Your copy should hold exactly the lines from the one containing "Output the Python" to the one containing "0.155, 0.14, 0.11]", inclusive, with no pictures.

***

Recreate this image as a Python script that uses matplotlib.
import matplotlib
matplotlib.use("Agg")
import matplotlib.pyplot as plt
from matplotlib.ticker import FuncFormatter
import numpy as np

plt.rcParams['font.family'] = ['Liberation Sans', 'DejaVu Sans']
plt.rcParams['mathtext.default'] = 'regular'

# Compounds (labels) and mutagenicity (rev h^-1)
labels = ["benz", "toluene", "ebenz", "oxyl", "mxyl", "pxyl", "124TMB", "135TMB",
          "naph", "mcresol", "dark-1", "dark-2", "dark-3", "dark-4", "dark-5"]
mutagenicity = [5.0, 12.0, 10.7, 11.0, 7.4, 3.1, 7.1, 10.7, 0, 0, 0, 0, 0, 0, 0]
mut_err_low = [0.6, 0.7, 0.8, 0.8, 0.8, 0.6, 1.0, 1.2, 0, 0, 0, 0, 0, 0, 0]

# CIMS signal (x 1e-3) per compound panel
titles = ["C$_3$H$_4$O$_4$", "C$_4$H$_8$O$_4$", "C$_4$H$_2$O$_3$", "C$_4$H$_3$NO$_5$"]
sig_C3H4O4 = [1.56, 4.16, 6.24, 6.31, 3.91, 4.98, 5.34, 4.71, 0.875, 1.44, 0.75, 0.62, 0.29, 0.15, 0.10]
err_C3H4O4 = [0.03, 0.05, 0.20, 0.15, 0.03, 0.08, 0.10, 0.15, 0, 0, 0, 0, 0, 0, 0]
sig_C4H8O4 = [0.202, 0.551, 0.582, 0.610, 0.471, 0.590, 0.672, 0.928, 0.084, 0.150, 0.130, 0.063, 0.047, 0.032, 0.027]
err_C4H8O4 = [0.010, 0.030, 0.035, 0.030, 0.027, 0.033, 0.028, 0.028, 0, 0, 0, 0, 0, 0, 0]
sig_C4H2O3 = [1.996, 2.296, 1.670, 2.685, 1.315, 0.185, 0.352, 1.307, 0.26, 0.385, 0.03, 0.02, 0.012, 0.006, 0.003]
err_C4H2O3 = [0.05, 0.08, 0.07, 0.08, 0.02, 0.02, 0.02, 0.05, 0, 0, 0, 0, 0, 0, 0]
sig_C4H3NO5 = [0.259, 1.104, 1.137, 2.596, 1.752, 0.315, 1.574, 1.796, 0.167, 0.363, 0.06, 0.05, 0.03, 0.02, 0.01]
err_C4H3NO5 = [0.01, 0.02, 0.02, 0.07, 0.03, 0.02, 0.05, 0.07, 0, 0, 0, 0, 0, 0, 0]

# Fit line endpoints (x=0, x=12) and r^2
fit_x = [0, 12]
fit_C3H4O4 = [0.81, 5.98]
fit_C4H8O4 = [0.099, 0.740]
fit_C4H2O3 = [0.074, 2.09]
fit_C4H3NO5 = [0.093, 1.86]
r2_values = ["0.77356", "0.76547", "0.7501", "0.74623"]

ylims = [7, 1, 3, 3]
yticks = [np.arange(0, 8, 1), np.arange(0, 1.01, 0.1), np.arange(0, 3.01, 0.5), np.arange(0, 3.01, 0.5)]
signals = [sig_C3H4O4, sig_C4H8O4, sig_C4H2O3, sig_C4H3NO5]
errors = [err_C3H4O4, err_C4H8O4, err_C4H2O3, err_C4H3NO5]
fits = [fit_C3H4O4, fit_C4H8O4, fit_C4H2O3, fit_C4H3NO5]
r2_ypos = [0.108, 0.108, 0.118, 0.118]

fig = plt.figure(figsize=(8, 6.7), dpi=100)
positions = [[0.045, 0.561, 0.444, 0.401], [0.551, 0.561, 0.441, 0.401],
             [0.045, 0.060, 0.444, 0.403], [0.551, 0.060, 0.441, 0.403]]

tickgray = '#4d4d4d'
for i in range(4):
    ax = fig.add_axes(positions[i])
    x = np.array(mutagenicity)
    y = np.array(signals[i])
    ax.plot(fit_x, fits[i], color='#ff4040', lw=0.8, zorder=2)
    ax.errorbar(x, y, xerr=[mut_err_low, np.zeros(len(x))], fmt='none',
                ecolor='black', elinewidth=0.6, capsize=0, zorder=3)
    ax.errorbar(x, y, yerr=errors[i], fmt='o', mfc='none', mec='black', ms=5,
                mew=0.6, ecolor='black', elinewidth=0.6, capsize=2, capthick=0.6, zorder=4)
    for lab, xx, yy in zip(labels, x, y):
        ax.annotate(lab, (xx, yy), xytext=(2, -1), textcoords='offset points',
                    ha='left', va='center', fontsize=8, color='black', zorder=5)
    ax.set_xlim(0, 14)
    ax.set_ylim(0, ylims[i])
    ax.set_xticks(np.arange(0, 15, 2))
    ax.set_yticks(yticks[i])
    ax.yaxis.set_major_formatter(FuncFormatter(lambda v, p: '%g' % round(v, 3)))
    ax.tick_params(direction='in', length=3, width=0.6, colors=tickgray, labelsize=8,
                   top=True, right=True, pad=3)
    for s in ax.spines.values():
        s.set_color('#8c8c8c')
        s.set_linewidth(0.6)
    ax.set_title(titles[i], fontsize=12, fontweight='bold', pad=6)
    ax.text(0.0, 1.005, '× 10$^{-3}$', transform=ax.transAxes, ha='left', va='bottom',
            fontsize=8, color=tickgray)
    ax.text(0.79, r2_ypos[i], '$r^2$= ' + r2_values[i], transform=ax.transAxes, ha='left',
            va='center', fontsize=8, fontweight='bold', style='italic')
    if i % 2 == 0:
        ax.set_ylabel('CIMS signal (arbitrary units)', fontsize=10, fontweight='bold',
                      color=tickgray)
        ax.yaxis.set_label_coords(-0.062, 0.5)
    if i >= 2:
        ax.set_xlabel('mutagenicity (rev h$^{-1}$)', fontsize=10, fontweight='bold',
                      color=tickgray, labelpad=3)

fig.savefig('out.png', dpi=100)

***

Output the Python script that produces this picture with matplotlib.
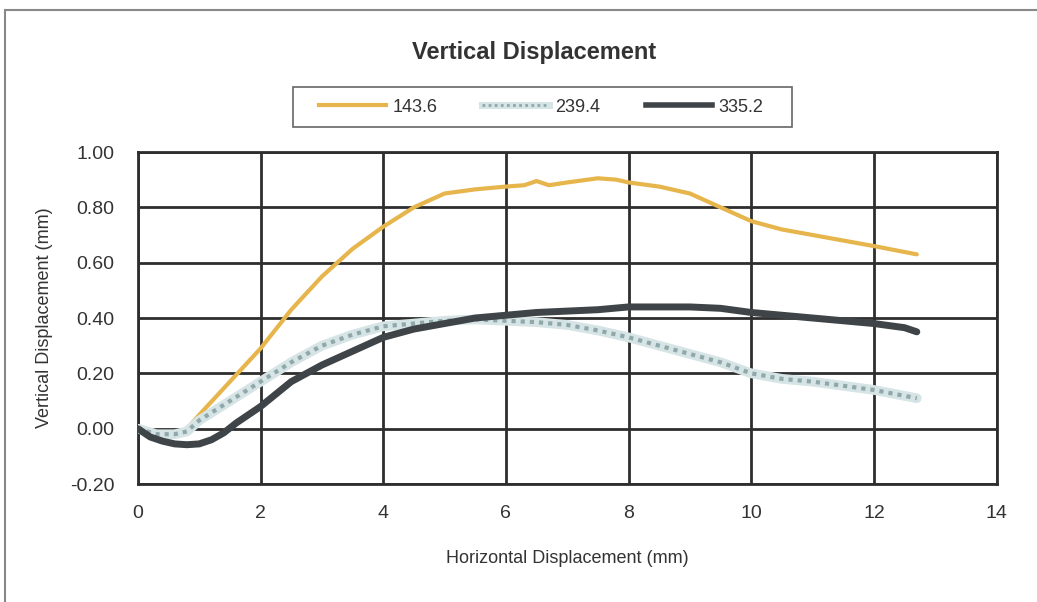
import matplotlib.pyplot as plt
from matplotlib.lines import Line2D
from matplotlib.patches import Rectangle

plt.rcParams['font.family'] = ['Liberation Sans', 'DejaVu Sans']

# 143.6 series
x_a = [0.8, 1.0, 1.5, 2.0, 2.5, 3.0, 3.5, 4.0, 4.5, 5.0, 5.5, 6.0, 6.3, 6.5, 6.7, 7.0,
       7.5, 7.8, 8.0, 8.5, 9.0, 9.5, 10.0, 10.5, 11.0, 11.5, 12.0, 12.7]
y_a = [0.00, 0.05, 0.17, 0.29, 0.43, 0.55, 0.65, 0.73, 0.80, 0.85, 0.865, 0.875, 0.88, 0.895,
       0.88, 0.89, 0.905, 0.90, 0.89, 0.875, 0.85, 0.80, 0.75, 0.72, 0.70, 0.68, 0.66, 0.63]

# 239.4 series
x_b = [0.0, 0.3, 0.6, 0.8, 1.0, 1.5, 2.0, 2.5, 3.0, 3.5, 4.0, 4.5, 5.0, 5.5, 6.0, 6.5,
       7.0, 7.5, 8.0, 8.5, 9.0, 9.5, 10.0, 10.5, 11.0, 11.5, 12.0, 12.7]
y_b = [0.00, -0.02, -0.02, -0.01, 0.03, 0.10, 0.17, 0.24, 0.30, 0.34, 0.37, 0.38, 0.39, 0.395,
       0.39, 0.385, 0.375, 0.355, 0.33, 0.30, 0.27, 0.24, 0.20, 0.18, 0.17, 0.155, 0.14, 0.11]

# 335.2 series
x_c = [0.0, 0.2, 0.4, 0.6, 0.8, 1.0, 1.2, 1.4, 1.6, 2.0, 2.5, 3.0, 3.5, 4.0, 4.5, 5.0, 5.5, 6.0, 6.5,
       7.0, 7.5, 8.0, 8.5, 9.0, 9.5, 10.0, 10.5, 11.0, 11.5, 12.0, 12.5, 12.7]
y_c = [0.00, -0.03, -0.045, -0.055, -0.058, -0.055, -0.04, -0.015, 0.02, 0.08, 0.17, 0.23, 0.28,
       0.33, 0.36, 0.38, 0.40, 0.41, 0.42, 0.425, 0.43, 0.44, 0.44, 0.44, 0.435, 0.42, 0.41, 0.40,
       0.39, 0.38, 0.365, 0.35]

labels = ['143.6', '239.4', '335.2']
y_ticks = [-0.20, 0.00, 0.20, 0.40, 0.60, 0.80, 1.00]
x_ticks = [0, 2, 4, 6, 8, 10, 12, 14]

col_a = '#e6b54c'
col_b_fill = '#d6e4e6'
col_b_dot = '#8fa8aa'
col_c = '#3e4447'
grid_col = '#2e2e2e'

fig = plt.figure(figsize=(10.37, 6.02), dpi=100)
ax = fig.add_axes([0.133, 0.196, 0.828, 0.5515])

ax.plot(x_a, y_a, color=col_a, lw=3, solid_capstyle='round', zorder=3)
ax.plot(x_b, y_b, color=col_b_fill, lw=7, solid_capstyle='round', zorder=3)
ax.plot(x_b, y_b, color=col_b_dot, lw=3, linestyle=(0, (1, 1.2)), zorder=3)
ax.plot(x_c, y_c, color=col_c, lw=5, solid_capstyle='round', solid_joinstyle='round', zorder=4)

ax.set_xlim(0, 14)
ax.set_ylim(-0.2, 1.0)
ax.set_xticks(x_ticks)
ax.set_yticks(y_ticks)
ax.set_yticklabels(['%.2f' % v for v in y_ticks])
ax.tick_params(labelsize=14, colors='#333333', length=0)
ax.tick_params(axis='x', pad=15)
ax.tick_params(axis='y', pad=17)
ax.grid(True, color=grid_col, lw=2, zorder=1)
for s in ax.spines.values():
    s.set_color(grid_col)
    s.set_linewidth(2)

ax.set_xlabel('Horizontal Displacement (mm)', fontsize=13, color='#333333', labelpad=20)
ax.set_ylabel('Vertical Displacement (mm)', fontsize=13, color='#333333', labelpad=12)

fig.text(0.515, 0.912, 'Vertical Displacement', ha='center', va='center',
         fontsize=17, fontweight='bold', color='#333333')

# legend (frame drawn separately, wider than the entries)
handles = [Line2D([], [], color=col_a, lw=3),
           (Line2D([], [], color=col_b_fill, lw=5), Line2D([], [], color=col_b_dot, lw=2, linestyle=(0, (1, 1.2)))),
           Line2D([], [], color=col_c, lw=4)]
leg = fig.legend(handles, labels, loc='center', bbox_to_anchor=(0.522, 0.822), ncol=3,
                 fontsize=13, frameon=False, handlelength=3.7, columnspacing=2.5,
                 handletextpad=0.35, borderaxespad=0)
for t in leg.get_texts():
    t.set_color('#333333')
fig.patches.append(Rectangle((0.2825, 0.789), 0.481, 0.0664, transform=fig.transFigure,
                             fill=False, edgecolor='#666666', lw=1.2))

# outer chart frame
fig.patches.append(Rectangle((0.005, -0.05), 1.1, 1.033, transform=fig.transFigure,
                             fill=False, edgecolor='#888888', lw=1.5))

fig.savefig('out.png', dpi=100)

***

_Final result:_
Output the Python script that produces this picture with matplotlib.
import matplotlib.pyplot as plt
from matplotlib.lines import Line2D
from matplotlib.patches import Rectangle

plt.rcParams['font.family'] = ['Liberation Sans', 'DejaVu Sans']

# 143.6 series
x_a = [0.8, 1.0, 1.5, 2.0, 2.5, 3.0, 3.5, 4.0, 4.5, 5.0, 5.5, 6.0, 6.3, 6.5, 6.7, 7.0,
       7.5, 7.8, 8.0, 8.5, 9.0, 9.5, 10.0, 10.5, 11.0, 11.5, 12.0, 12.7]
y_a = [0.00, 0.05, 0.17, 0.29, 0.43, 0.55, 0.65, 0.73, 0.80, 0.85, 0.865, 0.875, 0.88, 0.895,
       0.88, 0.89, 0.905, 0.90, 0.89, 0.875, 0.85, 0.80, 0.75, 0.72, 0.70, 0.68, 0.66, 0.63]

# 239.4 series
x_b = [0.0, 0.3, 0.6, 0.8, 1.0, 1.5, 2.0, 2.5, 3.0, 3.5, 4.0, 4.5, 5.0, 5.5, 6.0, 6.5,
       7.0, 7.5, 8.0, 8.5, 9.0, 9.5, 10.0, 10.5, 11.0, 11.5, 12.0, 12.7]
y_b = [0.00, -0.02, -0.02, -0.01, 0.03, 0.10, 0.17, 0.24, 0.30, 0.34, 0.37, 0.38, 0.39, 0.395,
       0.39, 0.385, 0.375, 0.355, 0.33, 0.30, 0.27, 0.24, 0.20, 0.18, 0.17, 0.155, 0.14, 0.11]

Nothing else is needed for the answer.